The Next Big Catalyst For Crypto?
ESMA’s review aims to address the evolving financial landscape, where the number and variety of financial instruments have expanded significantly since the UCITS framework was established nearly two decades ago. This expansion has led to uncertainties in determining asset eligibility, causing divergent interpretations and applications of the directive across member states. Sean Tuffy, a financial regulation expert, underscored the significance of this development to , stating, “If ESMA is convinced, it would be the final step in mainstreaming crypto assets in Europe,” referring to it as a potential “game changer.” This sentiment is echoed by industry experts who believe that the inclusion of crypto assets could provide a robust alternative to traditional investment options, potentially enhancing portfolio diversification and returns. The Call for Evidence targets a broad audience, including investors, consumer groups, UCITS management companies, self-managed UCITS investment companies, depositaries, and trade associations. These stakeholders are invited to share their insights on market practices, interpretative issues, and practical application concerns related to the eligibility criteria and other provisions of the UCITS EAD. One of the critical areas of focus is the transversal consistency of key notions and definitions used in the UCITS EAD with other pieces of legislation in the EU Single Rulebook. This alignment is crucial to ensure that any new asset classes, such as cryptocurrencies, are integrated smoothly and consistently across all regulatory frameworks. Andrea Pantaleo, a lawyer specializing in crypto regulation, highlighted several potential benefits and challenges. He told DL News, “UCITS funds have specific investment limitations depending on the type of assets. We won’t have a 100% crypto UCITS fund, but hopefully many investment funds could hold 1-2% of their liquidity in crypto.”However, he also pointed out a significant obstacle: the coordination of custody regulations, which must align with the EU’s upcoming Markets in Crypto-Assets regulation (MiCA). MiCA is set to establish stringent rules for the segregation of assets and policies for their safekeeping, which will be pivotal in the custody of crypto assets.

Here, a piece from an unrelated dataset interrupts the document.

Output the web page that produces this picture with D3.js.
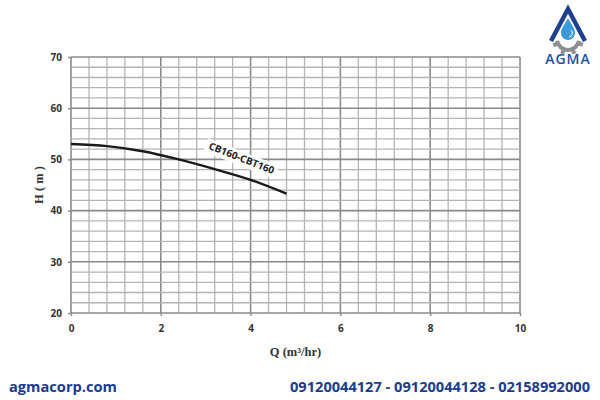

The potential inclusion of cryptocurrencies in UCITS comes at a time when other major economies, such as the US and Hong Kong, have begun integrating crypto assets into their financial products, notably through the approval of Bitcoin ETFs. These developments have not only validated the financial viability of cryptocurrencies but have also spurred significant investment inflows into the sector.
The ESMA consultation process is set to conclude on August 7, 2024, after which the watchdog will compile the feedback and develop its technical advice to the European Commission. This advice will play a crucial role in determining whether cryptocurrencies will be included in the UCITS framework, potentially heralding a new era for crypto investment in Europe. At press time, the total crypto market cap stood at $2.202 trillion.